- Theatrical release poster
- Directed by: Clàudia and Paula Serra
- Screenplay by: Clara Esteban; Pau Pujol; Andrea Martínez;
- Produced by: David Matamoros; Ángeles Hernández; Pau Riera;
- Starring: Mia Sala-Patau; Pablo Scapigliati; Matías Zocca; Jael Borrás;
- Edited by: Didac Palou
- Production companies: Contraban Produccions; Mr. Miyagi Films; Aramos Cine;
- Distributed by: Alfa Pictures
- Release dates: 12 October 2026 (Sitges); 6 November 2026 (Spain);
- Running time: 89 minutes
- Countries: Spain; Argentina; Andorra;
- Language: Catalan

= 11 (film) =

2026 Spanish horror film

11 is an upcoming horror thriller film directed by Clàudia and Paula Serra in their directorial debut. A co-production among
Spain, Argentina and Andorra, it follows eight scouts and their two leaders who reach a mountain shelter in the Pyrenees, but a sudden snowstorm traps them there with no way to communicate or leave.
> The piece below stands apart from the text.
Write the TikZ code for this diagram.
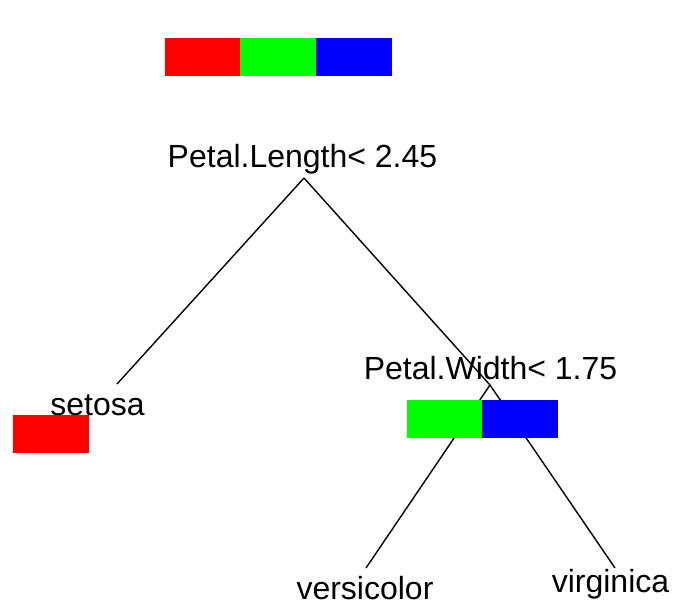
\documentclass[tikz,border=0pt]{standalone}
\usepackage{fontspec}
\setmainfont{Liberation Sans}
\begin{document}
\begin{tikzpicture}[x=1pt,y=-1pt,
  lbl/.style={anchor=base,inner sep=0pt,font=\fontsize{32}{38}\selectfont},
  bar/.style={draw=none,inner sep=0pt,minimum width=75.5pt,minimum height=37.5pt,anchor=north west},
  edge/.style={draw=black,line width=1.4pt}]
\useasboundingbox (0,0) rectangle (674,606);
% split points and leaf ends
\coordinate (root) at (304,178);
\coordinate (n2) at (490,385);
\coordinate (setend) at (117,384);
\coordinate (verend) at (366,568);
\coordinate (virend) at (615,568);
% connectors
\draw[edge] (root) -- (setend);
\draw[edge] (root) -- (n2);
\draw[edge] (n2) -- (verend);
\draw[edge] (n2) -- (virend);
% top bar
\node[bar,fill=red,minimum width=76pt] (t1) at (165,38) {};
\node[bar,fill=green,minimum width=76pt] (t2) at (240,38) {};
\node[bar,fill=blue,minimum width=76pt] (t3) at (316,38) {};
% node 2 bar
\node[bar,fill=green] (b1) at (407,400) {};
\node[bar,fill=blue,minimum width=76pt] (b2) at (482,400) {};
% setosa bar
\node[bar,fill=red,minimum width=76pt,minimum height=38pt] (s1) at (13,415) {};
% labels
\node[lbl] (rootlbl) at (302.5,167) {Petal.Length< 2.45};
\node[lbl] (n2lbl) at (490.5,379) {Petal.Width< 1.75};
\node[lbl] (setlbl) at (97.5,415) {setosa};
\node[lbl] (verlbl) at (365,599) {versicolor};
\node[lbl] (virlbl) at (610.5,592) {virginica};
\end{tikzpicture}
\end{document}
The film will have its world premiere in Official Fantastic In-Competition Selection on 12 October 2026 at the 59th Sitges Film Festival. The film will be released in Spanish theatres by Alfa Pictures on 6 November 2026.

==Synopsis==
The film follows eight young scouts, aged around 12 or 13, who go to spend a weekend at a mountain shelter in the Pyrenees with two instructors. A powerful snowstorm traps them inside, leaving them without electricity, water, or communication with the outside world. As the group tries to keep track of everyone, they discover that an unfamiliar boy has somehow joined them, despite no one seeing him enter. His strange and increasingly aggressive behavior causes suspicion and fear among the children. As the storm intensifies, the group must face a growing threat inside the isolated shelter, where the cold is not their only danger.

==Cast==

- Mia Sala-Patau
- Pablo Scapigliati
- Matías Zocca
- Jael Borrás
- Abel Amigó
- Marc Vila

==Production==

The film was in post-production after filming was wrapped up in April 2026.

In 2026, the film was presented by The Yellow Affair at the Cannes Film Market, an annual marketplace for films held in conjunction with 2026 Cannes Film Festival from 13 to 21 May.

==Release==

11 will premiere in Official Fantastic In-Competition Selection in October 2026 at the 59th Sitges Film Festival.

The film will be released in Spanish theatres by Alfa Pictures on 6 November 2026.

Finland based sales company The Yellow Affair acquired the international sales rights of the film.